2018 stress test of Greek banks shows average capital depletion of 9 percentage points in adverse scenario
- In adverse scenario, the average Common Equity Tier 1 capital depletion was 9 percentage points, equivalent to €15.5 billion
- Exercise conducted following the same methodology and approach as the EU-wide EBA stress test but with an accelerated timeline
The results of the 2018 stress test of Greek significant institutions show that the average capital depletion under the adverse scenario, which covered a three-year period and assumed static balance sheets, was 9 percentage points, equivalent to €15.5 billion.
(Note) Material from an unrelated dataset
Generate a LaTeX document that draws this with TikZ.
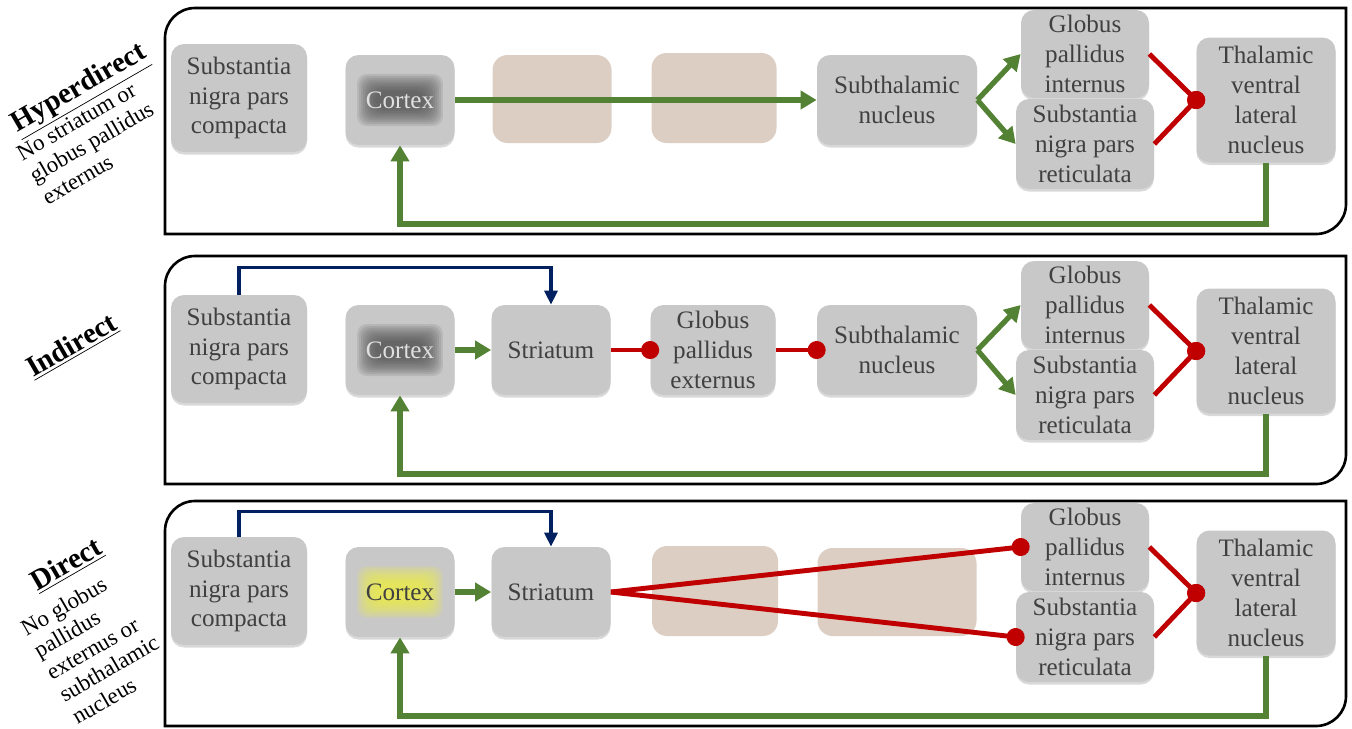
\documentclass[tikz,border=0pt]{standalone}
\usepackage{fontspec}
\setmainfont{Liberation Serif}
\usetikzlibrary{arrows.meta, shadows}
\definecolor{boxgray}{HTML}{C8C8C8}
\definecolor{boxtext}{HTML}{404040}
\definecolor{glowgray}{HTML}{4A4A4A}
\definecolor{glowyellow}{HTML}{F2F23C}
\definecolor{ghost}{HTML}{DDCEC4}
\definecolor{excite}{HTML}{548235}
\definecolor{inhib}{HTML}{C00000}
\definecolor{dopa}{HTML}{002060}

\begin{document}
\begin{tikzpicture}[
  x=0.02cm, y=0.02cm,
  box/.style={rectangle, rounded corners=0.26cm, fill=boxgray, text=boxtext, align=center, inner sep=0pt,
              font=\fontsize{14.3}{17}\selectfont,
              drop shadow={shadow xshift=0pt, shadow yshift=-0.05cm, opacity=0.3}},
  wh/.style 2 args={minimum width=#1*0.02cm, minimum height=#2*0.02cm},
  ghostbox/.style={rectangle, rounded corners=0.3cm, fill=ghost, inner sep=0pt},
  glow/.style={path picture={
    \foreach \k in {0,...,9}
      \fill[#1, opacity=0.13, rounded corners=0.2cm]
        ([shift={(-0.5cm-\k*0.04cm,-0.18cm-\k*0.038cm)}]path picture bounding box.center) rectangle
        ([shift={(0.5cm+\k*0.04cm,0.18cm+\k*0.038cm)}]path picture bounding box.center);}},
  dimglow/.style={text=white!88!black, glow=glowgray},
  litglow/.style={glow=glowyellow},
  exc/.style={-{Triangle[length=0.32cm,width=0.36cm]}, line width=3pt, excite},
  inh/.style={-{Circle[length=0.36cm]}, line width=2.8pt, inhib, shorten >=-0.18cm},
  dop/.style={-{Triangle[length=0.28cm,width=0.26cm]}, line width=1.9pt, dopa},
  frame/.style={line width=1.5pt},
  pathname/.style={rotate=30, inner sep=0pt, font=\fontsize{16.5}{19}\selectfont\bfseries},
  note/.style={rotate=30, align=left, inner sep=0pt, anchor=west, font=\fontsize{13}{14.5}\selectfont}
]
\useasboundingbox (0,0) rectangle (1352,-728);

% frames and the nuclei every pathway shares
\foreach \p/\yc/\ytop/\ybot in {h/100/8/234, i/351/256/484, d/593/501/726} {
  \draw[frame] (165,-\ybot) -- (165,-\ytop-30) arc[start angle=180, end angle=90, radius=30]
    -- (1346,-\ytop) -- (1346,-\ybot+30) arc[start angle=0, end angle=-90, radius=30] -- cycle;
  \node[box, wh={136}{108}] (snc\p) at (239,-\yc+2) {Substantia\\nigra pars\\compacta};
  \node[box, wh={128}{88}] (gpi\p) at (1085,-\yc+46) {Globus\\pallidus\\internus};
  \node[box, wh={138}{90}] (snr\p) at (1085,-\yc-44) {Substantia\\nigra pars\\reticulata};
  \node[box, wh={139}{125}] (thal\p) at (1266,-\yc) {Thalamic\\ventral\\lateral\\nucleus};
}
\node[box, wh={109}{90}, dimglow] (cortexh) at (400,-100) {Cortex};
\node[box, wh={109}{90}, dimglow] (cortexi) at (400,-350) {Cortex};
\node[box, wh={109}{90}, litglow] (cortexd) at (400,-592) {Cortex};

% hyperdirect
\node[ghostbox, wh={119}{88}] (ghost1h) at (552,-99) {};
\node[ghostbox, wh={125}{90}] (ghost2h) at (714,-98) {};
\node[box, wh={160}{90}] (stnh) at (897,-100) {Subthalamic\\nucleus};
\draw[exc] (cortexh) -- (stnh);
\draw[exc] (stnh.east) -- (gpih.west);
\draw[exc] (stnh.east) -- (snrh.west);

% indirect
\node[box, wh={119}{90}] (stri) at (551,-350) {Striatum};
\node[box, wh={125}{90}] (gpei) at (713,-350) {Globus\\pallidus\\externus};
\node[box, wh={160}{90}] (stni) at (897,-350) {Subthalamic\\nucleus};
\draw[exc] (cortexi) -- (stri);
\draw[inh] (stri) -- (gpei);
\draw[inh] (gpei) -- (stni);
\draw[exc] (stni.east) -- (gpii.west);
\draw[exc] (stni.east) -- (snri.west);
\draw[dop] (snci.north) -- ++(0,27) -| (stri.north);

% direct
\node[box, wh={119}{90}] (strd) at (551,-592) {Striatum};
\node[ghostbox, wh={126}{90}] (ghost1d) at (715,-591) {};
\node[ghostbox, wh={159}{88}] (ghost2d) at (897,-592) {};
\draw[exc] (cortexd) -- (strd);
\draw[inh] (strd.east) -- (gpid.west);
\draw[inh] (strd.east) -- (snrd.west);
\draw[dop] (sncd.north) -- ++(0,25) -| (strd.north);

% output to thalamus and back to cortex
\foreach \p/\ybot in {h/234, i/484, d/726} {
  \draw[inh] (gpi\p.east) -- (thal\p.west);
  \draw[inh] (snr\p.east) -- (thal\p.west);
  \draw[exc, line width=3.2pt] (thal\p.south) |- (400,-\ybot+10) -- (cortex\p.south);
}

% pathway names
\node[pathname] (hyperT) at (80,-90) {\underline{Hyperdirect}};
\node[note] (hyperN) at (31,-177) {No striatum or\\globus pallidus\\externus};
\node[pathname] (indT) at (72,-346) {\underline{Indirect}};
\node[pathname] (dirT) at (67,-565) {\underline{Direct}};
\node[note] (dirN) at (48,-674) {No globus\\pallidus\\externus or\\subthalamic\\nucleus};
\end{tikzpicture}
\end{document}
The capital depletion stood at 8.56 percentage points for Alpha Bank, 8.68 percentage points for Eurobank, 9.56 percentage points for the National Bank of Greece (NBG) and 8.95 percentage points for Piraeus Bank.
The four banks underwent a stress test following the same methodology and approach as the EU-wide EBA exercise, but with an accelerated timetable in order to complete the test before the end of the European Stability Mechanism’s Stability Support Programme for Greece in August.
The stress test is not a pass or fail exercise. Its results, together with other relevant supervisory information, are used to form an overall supervisory assessment of the banks’ situation.
The stress test results were mainly driven by the following risk drivers:
- Credit risk: while the negative impact of credit risk on CET1 ratios was on average around 260 basis points in the baseline scenario, it increased to 850 basis points in the adverse scenario.
- Net Interest Income (NII): NII under the adverse scenario declined by 22.5% compared with the baseline scenario.
The stress test scenarios include the following real GDP projections for Greece as outlined in the table below.
Detailed results and information on the outcome of the exercise can be found in the disclosure templates on the ECB’s banking supervision website.
Please also refer to the Frequently Asked Questions.
For media queries, please contact Nicos Keranis, tel.: +49 69 1344 7806 and +49 172 758 7237
- Due to the static balance sheet assumption, divestments not completed before the end of 2017 were not taken into account in the stress test. This results in lower capital ratios than if divestments with a positive capital impact were considered in the final impact.
- The difference between the starting-level CET1 and estimated 2020 CET1 for Eurobank excludes a negative impact of 250 basis points related to the phase-out of grandfathered preference shares subscribed by the Greek State. These preference shares were converted into Tier 2 instruments in January 2018 and, due to the static balance sheet assumption, have not been included in the stress test results.